I am launching a novel during a time of numerous distracting stories in the news (so how about a distraction from the distractions, hmm?) I am also launching it in the midst of a series of news stories about the health benefits of literary fiction! Not pomegranates, not ab squats, but—literary fiction! Those of us who read it don’t have to be told, but it turns out there are good reasons why literary fiction became such a historically revered commodity in the first place. It has all kinds of practical benefits!
An article from early October, 2013, tells us that reading literary fiction allows us to be more perceptive to the unspoken thoughts of others. It’s not about ESP, though it is similar to the kind of thing that enables psychic performers to dazzle us by seeming to know us so well. It’s about noticing the little things, the “tells” that everyone has. It makes me wonder if consuming literary fiction might lead to a more highly advanced breed of poker player.

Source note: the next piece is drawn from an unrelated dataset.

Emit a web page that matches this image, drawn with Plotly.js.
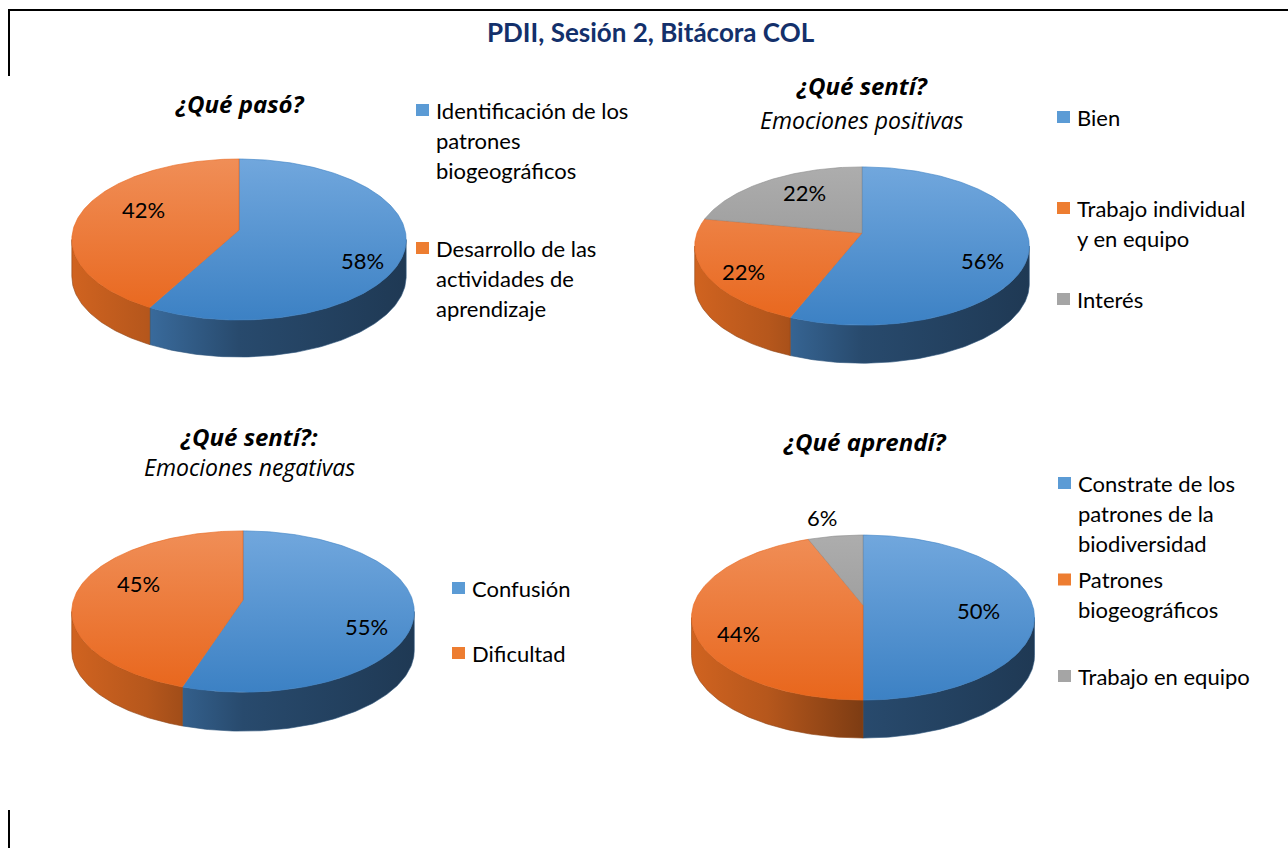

It is fascinating to note that the same benefit was not observed in those who only read formulaic, churned-out, mass-market fiction. Not as much attention to detail goes into those books. Not as much work goes into subtle descriptions and moods. The characters of mass market “popular” fiction tend to be a little flatter. They are more like cardboard cut-outs compared to the rich, detailed personalities of literary novels.
This past summer the Atlantic had a piece that summed up some other articles on whether literary fiction leads to higher morals. The verdict seems to be no, but it does humanize us in other ways. Consuming high quality literature, as opposed to only literary junk-food, elevates us. It has a civilizing effect. Sadly, some people are afraid of such things, being more comfortable with the cynical view of human beings as eternally hopeless. The studies of people who read literary fiction dispute that worldview.
Another recent article tells of physical brain benefits from good reads. The MRIs of avid readers show that the entire brain “lights up” from imagining the characters and scenes in literature. This mental exercise is like no other. The linguistic section of the brain is huge, of course. The theory is that reading is a superb way to combat the onset of Alzheimer’s and other cognitive disorders.
I was happy to see that I had independently come up with some of these same ideas in a blog last week. But they should be plain to see, really. Now what’s needed is to identify some of the things that are keeping literary fiction in the “ivory tower,” and not warmly received by the masses. The snob aspect has to go. It is good only for discouraging wider acceptance of literary fiction, and maybe for providing a weird ego-trip for some practitioners of the literary arts.
Certainly not all classical literature was written in rarefied settings. Dostoyevsky wrote some of his works in prison! Dickens was apparently well acquainted with the Dickensian world. Hemingway provided plenty of macho material for those who are concerned that reading might diminish their manhood. There are writers for every taste. People who don’t like to read probably have not found the right author.
Going forward, lets all contribute to expanding the acceptance of literary fiction.